Yes, but jeffd made two points: that HDTV penetration is still low (which is true), and that of people who are buying new TVs, the vast majority still buy SD sets (which is not true). I was just speaking to the second point.

HDTV adoption rates are hard to forecast, though, and knowing the percentage of people that replace their TVs each year doesn’t help much, because we haven’t had a major new technology on that market since the advent of color tubes. That means that, at least in the past several decades, most people only replaced their TV sets when they broke. Using that historical turnaround figure is like trying to forecast DVD adoption rates (back when most of the market still had VCRs) by looking at how often people replaced their VCRs.
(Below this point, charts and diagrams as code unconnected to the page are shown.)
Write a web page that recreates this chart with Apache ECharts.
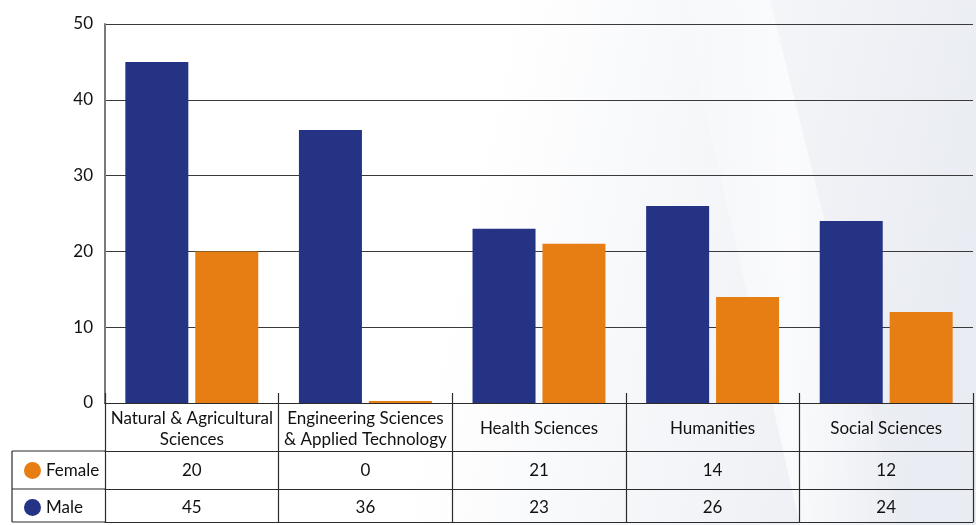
<!DOCTYPE html>
<html>
<head>
<meta charset="utf-8">
<script src="https://cdn.jsdelivr.net/npm/echarts@6/dist/echarts.min.js"></script>
<style>
  html, body { margin: 0; padding: 0; background: #fff; }
  #chart { width: 976px; height: 525px; }
</style>
</head>
<body>
<div id="chart"></div>
<script>
// categories + values
const categories = [
  'Natural & Agricultural\nSciences',
  'Engineering Sciences\n& Applied Technology',
  'Health Sciences',
  'Humanities',
  'Social Sciences'
]
const maleValues = [45, 36, 23, 26, 24]
const femaleValues = [20, 0, 21, 14, 12]
const yTicks = [0, 10, 20, 30, 40, 50]

const NAVY = '#253384'
const ORANGE = '#e67e13'
const LINE = '#2b2b2b'
const TEXT = '#111'
const FONT = 'Lato'
const FS = 17

const chart = echarts.init(document.getElementById('chart'))

// table row axis (just a line + labels under the plot)
function rowAxis (offset, margin, labels, showLabel) {
  return {
    type: 'category',
    data: categories,
    position: 'bottom',
    offset: offset,
    axisLine: { show: true, lineStyle: { color: LINE, width: 1.2 } },
    axisTick: { show: false },
    axisLabel: {
      show: showLabel,
      interval: 0,
      margin: margin,
      verticalAlign: 'middle',
      fontFamily: FONT,
      fontSize: FS,
      color: TEXT,
      formatter: (v, i) => labels ? String(labels[i]) : ''
    }
  }
}

// one legend per table row so they stack like the reference
function rowLegend (name, top) {
  return {
    data: [name],
    left: 19,
    top: top,
    icon: 'circle',
    itemWidth: 17,
    itemHeight: 17,
    selectedMode: false,
    textStyle: { fontFamily: FONT, fontSize: FS, color: TEXT }
  }
}

const option = {
  backgroundColor: {
    type: 'linear', x: 0, y: 0, x2: 1, y2: 0.4,
    colorStops: [
      { offset: 0, color: '#ffffff' },
      { offset: 0.5, color: '#ffffff' },
      { offset: 1, color: '#e9ecf2' }
    ]
  },
  animation: false,
  graphic: [
    // soft white swoosh in the background
    {
      type: 'polygon', z: -10, silent: true,
      shape: { points: [[680, 0], [770, 0], [900, 525], [800, 525]] },
      style: {
        fill: {
          type: 'linear', x: 0, y: 0, x2: 1, y2: 0,
          colorStops: [
            { offset: 0, color: 'rgba(255,255,255,0)' },
            { offset: 0.5, color: 'rgba(255,255,255,0.7)' },
            { offset: 1, color: 'rgba(255,255,255,0)' }
          ]
        }
      }
    },
    // left column of the data table
    { type: 'line', shape: { x1: 12, y1: 451, x2: 105, y2: 451 }, style: { stroke: LINE, lineWidth: 1.2 } },
    { type: 'line', shape: { x1: 12, y1: 489, x2: 105, y2: 489 }, style: { stroke: LINE, lineWidth: 1.2 } },
    { type: 'line', shape: { x1: 12, y1: 522, x2: 105, y2: 522 }, style: { stroke: LINE, lineWidth: 1.2 } },
    { type: 'line', shape: { x1: 12, y1: 451, x2: 12, y2: 522 }, style: { stroke: LINE, lineWidth: 1.2 } }
  ],
  legend: [rowLegend('Female', 457), rowLegend('Male', 494)],
  grid: { left: 105, right: 3, top: 24, bottom: 122 },
  xAxis: [
    {
      type: 'category',
      data: categories,
      axisLine: { show: true, lineStyle: { color: LINE, width: 1.2 } },
      axisTick: { show: true, length: 119, lineStyle: { color: LINE, width: 1.2 } },
      axisLabel: {
        interval: 0,
        margin: 26,
        verticalAlign: 'middle',
        align: 'center',
        lineHeight: 21,
        fontFamily: FONT,
        fontSize: FS,
        color: TEXT
      }
    },
    rowAxis(48, 20, femaleValues, true),
    rowAxis(86, 19, maleValues, true),
    rowAxis(119, 0, null, false),
    {
      // short stubs above the base line
      type: 'category',
      data: categories,
      position: 'bottom',
      axisLine: { show: false },
      axisTick: { show: true, inside: true, length: 10, lineStyle: { color: LINE, width: 1.2 } },
      axisLabel: { show: false }
    }
  ],
  yAxis: {
    type: 'value',
    min: 0,
    max: 50,
    interval: 10,
    axisLine: { show: true, lineStyle: { color: '#7a7a7a', width: 2 } },
    axisTick: { show: false },
    axisLabel: {
      margin: 12,
      fontFamily: FONT,
      fontSize: FS,
      color: TEXT,
      formatter: v => yTicks.includes(v) ? String(v) : ''
    },
    splitLine: { show: true, lineStyle: { color: '#3a3a3a', width: 1.2 } }
  },
  series: [
    {
      name: 'Male',
      type: 'bar',
      data: maleValues,
      barWidth: 63,
      barGap: '11%',
      itemStyle: { color: NAVY }
    },
    {
      name: 'Female',
      type: 'bar',
      data: femaleValues,
      barWidth: 63,
      barMinHeight: 2,
      itemStyle: { color: ORANGE }
    }
  ]
}

chart.setOption(option)
</script>
</body>
</html>
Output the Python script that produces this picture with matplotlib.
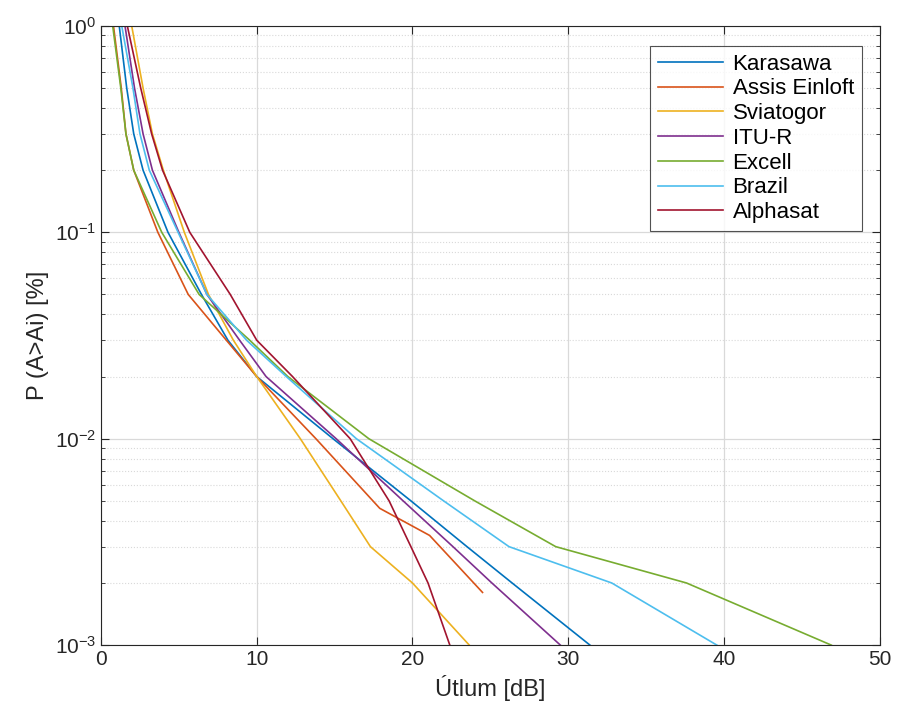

What we saw there, and will likely see again with HDTVs, is that when the new technology reaches a certain price threshold, large numbers of people will start buying into it even if they wouldn’t have been in the market for a new VCR otherwise (or TV, in the case of HDTVs).

You obviously haven’t taken a look at prices for HDTVs lately. not everyone is buying a 70-inch plasma. it’s all about price, and they are dropping sharply.

My self-imposed budget for an HDTV is $1,000 CDN, and I’m not going to have a problem finding a 1080i/720p capable HDTV.